Monday is Earth Day, so we suppose that makes this Earth Weekend.
It always amazes us that we’ve created one Earth Day, when it must be fairly evident that every day of every year should be Earth Day.
But humans like to zero in on and isolate their big events, making them extra special. Maybe it’s so every special event has an “eve,” which means another occasion to celebrate.
Thus, on Monday more than a billion humans will take part in the 43rd edition of Earth Day, and the other 6 billion or so humans would be well-served to think about what Earth Day means in this early part of the 21st century — because if we don’t all start paying closer attention, there may not be much humanity around to welcome the 22nd century. More about that in a moment.
First, a little Earth Day history, and it’s important because the Central Coast plays a starring role.
The idea for an Earth Day originated with Gaylord Nelson, a U.S. senator from Wisconsin, after he witnessed first hand the devastation caused by the Platform A oil-rig blowout in Santa Barbara Channel in 1969. The images of pristine coastline from Carpinteria to Goleta coated in crude oil, with sea creatures struggling for their lives, were seen around the planet.

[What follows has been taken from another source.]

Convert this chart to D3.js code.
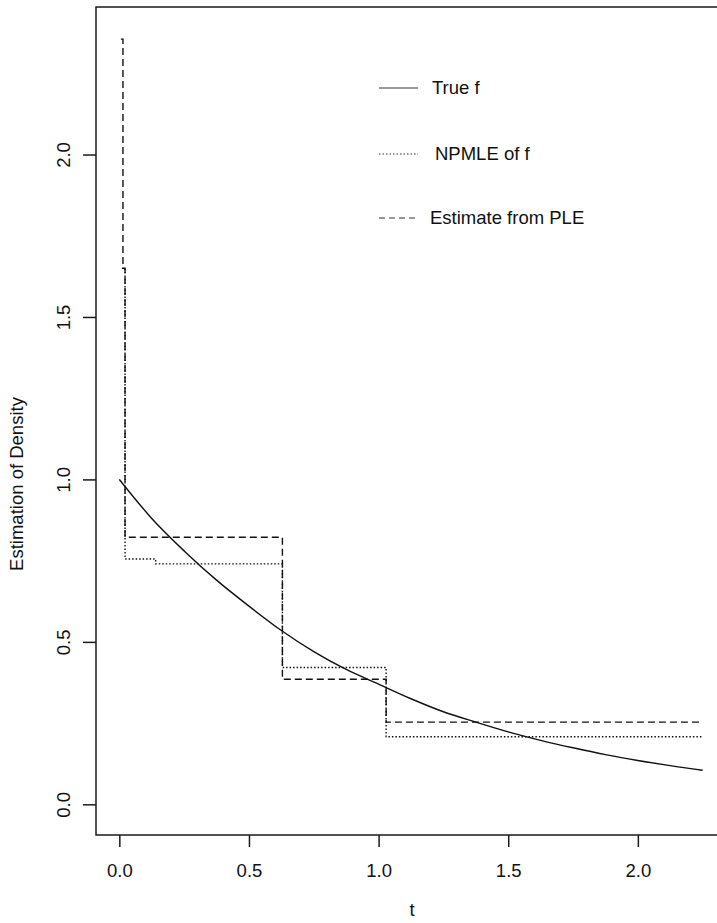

Sen. Nelson and others figured they could channel the mostly youthful anger about the war in Vietnam into a global environmental movement — which is exactly what happened.
That first Earth Day in 1970 created an unusual coalition of Democrats and Republicans, the far left and far right, the wealthy and the poverty stricken, CEOs and union leaders. It also created an atmosphere in which the U.S. Environmental Protection Agency was born, and later the enactment of the laws protecting the air, water and endangered species.
The movement has grown larger every year, from a few hundred thousand in 1970 to more than a billion today. We alluded earlier to reasons why taking part in Earth Day events is important, the primary one being that we apparently are in the midst of a very rapid climate change, and that creates some very unique situations.
For example, people living in low-lying coastal areas are actively making plans to cope with a rising sea level, as the ice melt at Earth’s poles accelerates.
Farmers in America’s Midwestern belt are considering the effects of long-term drought. Growers just about everywhere are having to adjust their strategies, as weather patterns they had come to rely on for generations seem suddenly to disappear, replaced by something entirely different.
Californians must think about the consequences of a reduced winter snowpack at higher elevations, which will materially impact water suppliers in population centers already scrambling to meet demand.
Most everyone will be confronted with weather anomalies, often far more severe and life-threatening than anything we’ve ever experienced.
That’s what change is all about, and because humans are an adaptive species, we will survive and overcome the obstacles — if we do the right kind of planning for the future. We can’t take things for granted. The old paradigms are disappearing.
The legion of climate-change skeptics is slowly shrinking, as are the number of those who scoff at the notions of sustainability and energy generation that doesn’t involve fossil fuels. We are far from the end of the oil age, but we know it’s out there, and we need to make plans.
That’s really what Earth Day is all about — providing a platform for thinking and talking about the planet’s future.